>> BEGIN AVAILABLE DATA
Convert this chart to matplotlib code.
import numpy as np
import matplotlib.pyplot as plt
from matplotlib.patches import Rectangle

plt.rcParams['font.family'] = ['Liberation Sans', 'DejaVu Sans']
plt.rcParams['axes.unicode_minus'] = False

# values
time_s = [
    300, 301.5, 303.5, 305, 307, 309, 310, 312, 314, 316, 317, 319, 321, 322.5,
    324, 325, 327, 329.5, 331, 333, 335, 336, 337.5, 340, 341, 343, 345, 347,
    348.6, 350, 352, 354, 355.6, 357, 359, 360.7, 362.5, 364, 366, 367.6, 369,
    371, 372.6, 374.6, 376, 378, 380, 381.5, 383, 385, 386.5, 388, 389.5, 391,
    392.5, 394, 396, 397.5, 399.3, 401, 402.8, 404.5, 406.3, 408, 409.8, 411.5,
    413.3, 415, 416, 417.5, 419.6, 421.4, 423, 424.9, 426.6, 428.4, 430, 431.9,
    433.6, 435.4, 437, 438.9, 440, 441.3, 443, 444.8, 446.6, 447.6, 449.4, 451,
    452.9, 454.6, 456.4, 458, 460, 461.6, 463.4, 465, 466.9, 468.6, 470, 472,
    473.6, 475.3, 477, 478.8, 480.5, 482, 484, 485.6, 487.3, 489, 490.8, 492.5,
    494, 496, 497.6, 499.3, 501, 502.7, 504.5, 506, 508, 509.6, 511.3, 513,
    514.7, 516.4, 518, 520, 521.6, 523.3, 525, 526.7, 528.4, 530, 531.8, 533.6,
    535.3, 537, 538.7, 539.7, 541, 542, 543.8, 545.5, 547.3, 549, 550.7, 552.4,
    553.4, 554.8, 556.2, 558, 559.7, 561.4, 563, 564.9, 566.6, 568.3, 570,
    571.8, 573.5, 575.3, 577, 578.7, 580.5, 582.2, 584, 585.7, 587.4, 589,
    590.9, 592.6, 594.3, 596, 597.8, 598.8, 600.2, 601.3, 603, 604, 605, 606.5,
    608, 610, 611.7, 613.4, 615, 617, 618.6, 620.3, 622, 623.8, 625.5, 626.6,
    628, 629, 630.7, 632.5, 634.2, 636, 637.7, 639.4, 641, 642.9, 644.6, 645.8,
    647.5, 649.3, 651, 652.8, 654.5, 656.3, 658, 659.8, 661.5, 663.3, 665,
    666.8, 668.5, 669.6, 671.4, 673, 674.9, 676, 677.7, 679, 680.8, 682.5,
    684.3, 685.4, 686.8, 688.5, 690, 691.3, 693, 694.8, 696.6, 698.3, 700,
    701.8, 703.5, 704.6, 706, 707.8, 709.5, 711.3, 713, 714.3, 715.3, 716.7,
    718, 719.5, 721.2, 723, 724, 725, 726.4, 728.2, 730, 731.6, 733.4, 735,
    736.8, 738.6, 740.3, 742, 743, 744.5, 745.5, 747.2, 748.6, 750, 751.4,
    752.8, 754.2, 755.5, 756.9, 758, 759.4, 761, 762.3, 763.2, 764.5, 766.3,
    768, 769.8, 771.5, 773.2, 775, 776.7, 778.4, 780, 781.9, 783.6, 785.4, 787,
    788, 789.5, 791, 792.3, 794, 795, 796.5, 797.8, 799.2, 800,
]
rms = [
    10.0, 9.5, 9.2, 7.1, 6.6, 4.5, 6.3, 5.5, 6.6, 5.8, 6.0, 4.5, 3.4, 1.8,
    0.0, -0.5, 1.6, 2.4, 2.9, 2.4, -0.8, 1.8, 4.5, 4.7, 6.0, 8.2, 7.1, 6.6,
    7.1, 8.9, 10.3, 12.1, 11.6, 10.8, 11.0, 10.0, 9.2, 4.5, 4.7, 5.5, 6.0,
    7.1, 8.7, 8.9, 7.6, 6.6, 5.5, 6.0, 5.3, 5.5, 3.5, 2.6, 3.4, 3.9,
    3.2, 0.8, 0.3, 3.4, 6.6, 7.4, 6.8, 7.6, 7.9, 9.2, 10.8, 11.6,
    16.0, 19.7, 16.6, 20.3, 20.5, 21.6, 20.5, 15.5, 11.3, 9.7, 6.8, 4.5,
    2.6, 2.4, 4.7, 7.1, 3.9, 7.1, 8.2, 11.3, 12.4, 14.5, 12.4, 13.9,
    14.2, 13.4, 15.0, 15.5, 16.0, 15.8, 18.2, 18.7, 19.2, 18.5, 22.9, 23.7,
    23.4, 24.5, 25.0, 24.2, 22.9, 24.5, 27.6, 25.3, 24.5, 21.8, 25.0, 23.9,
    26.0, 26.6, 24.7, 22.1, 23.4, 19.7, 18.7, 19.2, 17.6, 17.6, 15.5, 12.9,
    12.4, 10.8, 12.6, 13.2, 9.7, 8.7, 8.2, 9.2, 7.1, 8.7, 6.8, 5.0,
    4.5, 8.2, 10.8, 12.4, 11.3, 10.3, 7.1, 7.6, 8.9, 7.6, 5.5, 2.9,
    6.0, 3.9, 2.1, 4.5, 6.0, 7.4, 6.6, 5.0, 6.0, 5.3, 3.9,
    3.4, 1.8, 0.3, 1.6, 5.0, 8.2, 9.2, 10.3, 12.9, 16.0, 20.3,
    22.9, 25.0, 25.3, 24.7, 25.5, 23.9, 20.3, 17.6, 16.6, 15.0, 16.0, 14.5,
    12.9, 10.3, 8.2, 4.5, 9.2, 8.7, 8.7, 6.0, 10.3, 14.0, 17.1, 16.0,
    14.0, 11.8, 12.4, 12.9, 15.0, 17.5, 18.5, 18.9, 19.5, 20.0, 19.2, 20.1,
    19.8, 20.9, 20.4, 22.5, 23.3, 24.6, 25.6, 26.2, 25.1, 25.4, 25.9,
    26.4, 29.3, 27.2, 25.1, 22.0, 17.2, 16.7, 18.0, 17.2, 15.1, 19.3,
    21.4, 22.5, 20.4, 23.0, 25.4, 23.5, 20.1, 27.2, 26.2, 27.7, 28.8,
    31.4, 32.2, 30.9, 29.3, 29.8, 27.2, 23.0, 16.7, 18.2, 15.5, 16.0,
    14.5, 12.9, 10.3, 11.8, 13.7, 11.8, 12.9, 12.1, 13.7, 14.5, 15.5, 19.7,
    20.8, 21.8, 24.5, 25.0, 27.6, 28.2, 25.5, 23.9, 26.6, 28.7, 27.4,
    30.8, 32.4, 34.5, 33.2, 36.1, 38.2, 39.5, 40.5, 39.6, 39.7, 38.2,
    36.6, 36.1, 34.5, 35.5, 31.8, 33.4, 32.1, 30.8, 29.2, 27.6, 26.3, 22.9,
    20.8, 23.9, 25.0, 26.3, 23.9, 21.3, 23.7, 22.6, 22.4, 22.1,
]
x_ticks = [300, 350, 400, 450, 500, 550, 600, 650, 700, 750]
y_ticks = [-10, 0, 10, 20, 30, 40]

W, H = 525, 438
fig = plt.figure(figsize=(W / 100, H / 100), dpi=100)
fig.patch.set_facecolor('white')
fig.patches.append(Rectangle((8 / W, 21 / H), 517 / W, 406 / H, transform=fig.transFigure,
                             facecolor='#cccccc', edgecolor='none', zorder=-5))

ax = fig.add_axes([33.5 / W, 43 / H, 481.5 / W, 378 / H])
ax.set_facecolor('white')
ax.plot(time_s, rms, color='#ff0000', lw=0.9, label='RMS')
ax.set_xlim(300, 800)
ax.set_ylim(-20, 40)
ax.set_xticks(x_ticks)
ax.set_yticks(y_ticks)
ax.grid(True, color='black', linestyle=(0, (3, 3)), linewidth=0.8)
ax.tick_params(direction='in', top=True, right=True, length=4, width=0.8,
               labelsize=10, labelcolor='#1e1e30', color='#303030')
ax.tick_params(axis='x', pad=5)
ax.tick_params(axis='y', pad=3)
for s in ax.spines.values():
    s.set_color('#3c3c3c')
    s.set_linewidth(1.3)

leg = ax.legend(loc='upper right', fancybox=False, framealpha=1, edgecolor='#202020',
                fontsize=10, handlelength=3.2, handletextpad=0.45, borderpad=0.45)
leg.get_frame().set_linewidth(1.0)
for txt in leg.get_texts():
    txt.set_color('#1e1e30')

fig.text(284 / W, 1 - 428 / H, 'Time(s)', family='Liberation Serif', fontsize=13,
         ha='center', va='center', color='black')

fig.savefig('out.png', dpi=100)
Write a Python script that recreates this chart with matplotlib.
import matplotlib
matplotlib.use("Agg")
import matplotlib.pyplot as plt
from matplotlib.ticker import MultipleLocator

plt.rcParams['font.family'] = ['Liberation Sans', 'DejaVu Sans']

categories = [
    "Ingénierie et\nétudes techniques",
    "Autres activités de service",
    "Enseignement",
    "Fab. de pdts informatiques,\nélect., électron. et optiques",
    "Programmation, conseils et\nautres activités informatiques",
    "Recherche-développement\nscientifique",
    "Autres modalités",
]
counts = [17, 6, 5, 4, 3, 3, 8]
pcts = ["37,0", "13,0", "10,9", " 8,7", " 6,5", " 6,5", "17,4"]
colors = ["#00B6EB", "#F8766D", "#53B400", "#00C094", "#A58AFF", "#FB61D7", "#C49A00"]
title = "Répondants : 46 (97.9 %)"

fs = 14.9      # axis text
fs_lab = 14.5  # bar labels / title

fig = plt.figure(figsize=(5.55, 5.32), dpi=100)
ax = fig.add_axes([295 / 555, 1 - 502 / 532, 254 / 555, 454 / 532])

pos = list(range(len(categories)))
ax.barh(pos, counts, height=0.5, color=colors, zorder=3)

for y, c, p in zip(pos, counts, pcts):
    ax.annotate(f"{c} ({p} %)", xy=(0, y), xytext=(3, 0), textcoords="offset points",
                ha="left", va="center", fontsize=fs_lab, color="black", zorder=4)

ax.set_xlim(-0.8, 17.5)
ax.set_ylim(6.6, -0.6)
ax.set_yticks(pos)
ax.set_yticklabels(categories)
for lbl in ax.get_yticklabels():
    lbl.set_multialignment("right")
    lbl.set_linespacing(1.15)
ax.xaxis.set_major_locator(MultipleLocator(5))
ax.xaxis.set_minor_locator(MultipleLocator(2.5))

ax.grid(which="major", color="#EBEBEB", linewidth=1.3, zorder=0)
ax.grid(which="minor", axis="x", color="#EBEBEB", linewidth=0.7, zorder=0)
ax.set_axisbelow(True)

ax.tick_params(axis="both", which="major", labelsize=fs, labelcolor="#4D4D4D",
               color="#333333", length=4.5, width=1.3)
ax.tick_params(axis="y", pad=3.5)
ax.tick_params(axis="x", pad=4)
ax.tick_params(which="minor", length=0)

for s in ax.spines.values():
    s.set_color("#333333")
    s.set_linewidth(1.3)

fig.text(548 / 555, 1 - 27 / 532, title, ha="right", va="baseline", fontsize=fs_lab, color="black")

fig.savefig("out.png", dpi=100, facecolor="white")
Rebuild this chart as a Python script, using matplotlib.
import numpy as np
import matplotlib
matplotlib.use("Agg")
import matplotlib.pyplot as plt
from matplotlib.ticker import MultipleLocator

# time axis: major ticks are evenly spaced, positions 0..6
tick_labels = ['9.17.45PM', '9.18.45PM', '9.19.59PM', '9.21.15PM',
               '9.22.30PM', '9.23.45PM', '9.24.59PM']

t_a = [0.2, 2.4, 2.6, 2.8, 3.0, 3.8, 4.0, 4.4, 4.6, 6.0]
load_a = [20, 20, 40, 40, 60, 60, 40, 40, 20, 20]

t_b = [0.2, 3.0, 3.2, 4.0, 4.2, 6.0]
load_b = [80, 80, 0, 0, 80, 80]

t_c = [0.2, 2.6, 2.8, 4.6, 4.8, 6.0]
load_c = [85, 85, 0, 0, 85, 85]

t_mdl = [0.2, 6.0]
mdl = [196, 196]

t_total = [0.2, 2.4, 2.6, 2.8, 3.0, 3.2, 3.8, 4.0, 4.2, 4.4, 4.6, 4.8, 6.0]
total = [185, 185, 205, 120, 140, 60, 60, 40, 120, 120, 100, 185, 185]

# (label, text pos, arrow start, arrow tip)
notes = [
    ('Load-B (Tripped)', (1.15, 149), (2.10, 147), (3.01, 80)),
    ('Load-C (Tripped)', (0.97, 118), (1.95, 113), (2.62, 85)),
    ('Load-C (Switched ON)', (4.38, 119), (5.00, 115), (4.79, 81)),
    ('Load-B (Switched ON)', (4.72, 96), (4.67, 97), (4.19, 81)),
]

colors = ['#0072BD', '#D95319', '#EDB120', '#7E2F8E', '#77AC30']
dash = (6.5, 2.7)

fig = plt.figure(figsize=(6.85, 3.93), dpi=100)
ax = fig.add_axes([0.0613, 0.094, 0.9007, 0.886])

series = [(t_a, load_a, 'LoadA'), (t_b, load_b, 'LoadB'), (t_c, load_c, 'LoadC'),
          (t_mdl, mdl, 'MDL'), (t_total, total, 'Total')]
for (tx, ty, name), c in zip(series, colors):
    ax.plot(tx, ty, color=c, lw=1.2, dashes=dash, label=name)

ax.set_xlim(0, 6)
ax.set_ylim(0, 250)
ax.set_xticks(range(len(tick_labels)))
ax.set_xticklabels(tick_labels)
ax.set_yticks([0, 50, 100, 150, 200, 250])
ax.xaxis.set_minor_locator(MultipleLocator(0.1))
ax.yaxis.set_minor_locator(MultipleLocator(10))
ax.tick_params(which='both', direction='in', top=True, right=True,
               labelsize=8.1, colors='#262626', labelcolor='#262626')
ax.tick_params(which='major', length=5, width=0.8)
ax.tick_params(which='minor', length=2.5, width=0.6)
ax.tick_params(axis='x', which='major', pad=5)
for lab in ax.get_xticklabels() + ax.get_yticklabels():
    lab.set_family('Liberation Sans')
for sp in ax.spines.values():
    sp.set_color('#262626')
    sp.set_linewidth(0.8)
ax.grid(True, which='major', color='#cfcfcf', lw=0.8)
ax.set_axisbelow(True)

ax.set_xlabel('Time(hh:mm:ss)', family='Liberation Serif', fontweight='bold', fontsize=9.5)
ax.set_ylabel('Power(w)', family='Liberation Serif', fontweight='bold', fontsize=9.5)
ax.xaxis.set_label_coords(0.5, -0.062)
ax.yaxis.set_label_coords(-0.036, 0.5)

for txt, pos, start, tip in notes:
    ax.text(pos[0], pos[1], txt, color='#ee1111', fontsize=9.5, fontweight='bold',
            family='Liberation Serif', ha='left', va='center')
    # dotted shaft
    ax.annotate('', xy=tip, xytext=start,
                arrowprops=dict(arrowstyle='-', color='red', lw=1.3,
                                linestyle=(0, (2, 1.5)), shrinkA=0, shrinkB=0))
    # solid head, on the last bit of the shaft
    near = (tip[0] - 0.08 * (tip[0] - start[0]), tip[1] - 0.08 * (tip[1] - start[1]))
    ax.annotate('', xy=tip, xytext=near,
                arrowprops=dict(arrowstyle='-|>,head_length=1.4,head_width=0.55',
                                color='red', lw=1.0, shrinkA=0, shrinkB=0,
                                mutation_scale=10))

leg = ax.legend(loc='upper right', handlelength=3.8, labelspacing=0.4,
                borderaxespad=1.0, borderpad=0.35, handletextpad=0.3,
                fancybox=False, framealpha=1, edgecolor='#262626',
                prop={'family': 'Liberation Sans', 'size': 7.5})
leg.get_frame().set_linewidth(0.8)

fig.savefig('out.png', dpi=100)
>> END AVAILABLE DATA
## EXERCISE PROMPT
Return exactly, please, the lines of the material from the first one down to and including the line where "plt.rcParams['axes.unicode_minus'] = False" appears.

## PROBLEM SOLUTION
Convert this chart to matplotlib code.
import numpy as np
import matplotlib.pyplot as plt
from matplotlib.patches import Rectangle

plt.rcParams['font.family'] = ['Liberation Sans', 'DejaVu Sans']
plt.rcParams['axes.unicode_minus'] = False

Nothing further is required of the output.